ADDITIONAL CONFIRMATION FOUND
Around the time of the discovery of the of the Zee James Collection of historical images and artifacts by Al King of Somerset, Mr. King found himself at an estate sale on Main St. in Somerset. A small number of items attracted King’s attention. The seller stated the items came from the Jesse James Museum on North Route 1247 outside Somerset when the museum went out of business. Mr. King purchased a photo, not knowing who was pictured in the image.

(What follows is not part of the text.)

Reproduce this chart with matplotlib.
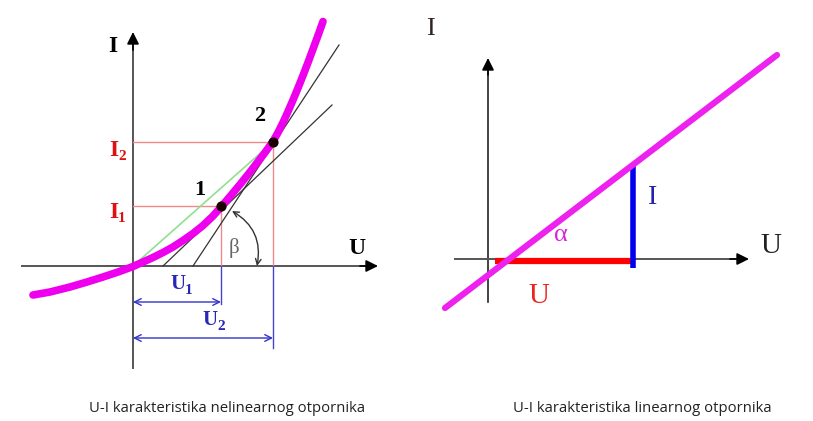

During the first meeting with Mr. King to authenticate the artifacts he purchased from the historical home of Judge James Madison Lindsay, King alerted me to the photo he had bought on Main St. King asked me if I could identify the person in the photograph. When the photograph was produced, I knew instantly who was in the picture. The photo was of Mary Harriett James, a daughter of Rev. Joseph Martin James and Rhoda May. The image reflected other known images of Mary Harriet James in the family archives. This was corroborating evidence that the first Jesse James Museum actually contained artifacts produced from the Shopville homes of the James family.
The James family expresses its deepest appreciation to historian Helen Vogt Greene for this valuable contribution to our James family history.
OAK LEAF TOURIST CAMP & S. L. WILSON
The former site of the first Jesse James Museum was part of the Oak Leaf Tourist Camp, N. Rt. 1247 near Abbott Rd., 3 miles north of Somerset, Kentucky. Except for two remaining brick chimneys, the site sits vacant today, but conitnues to be talked about and visited.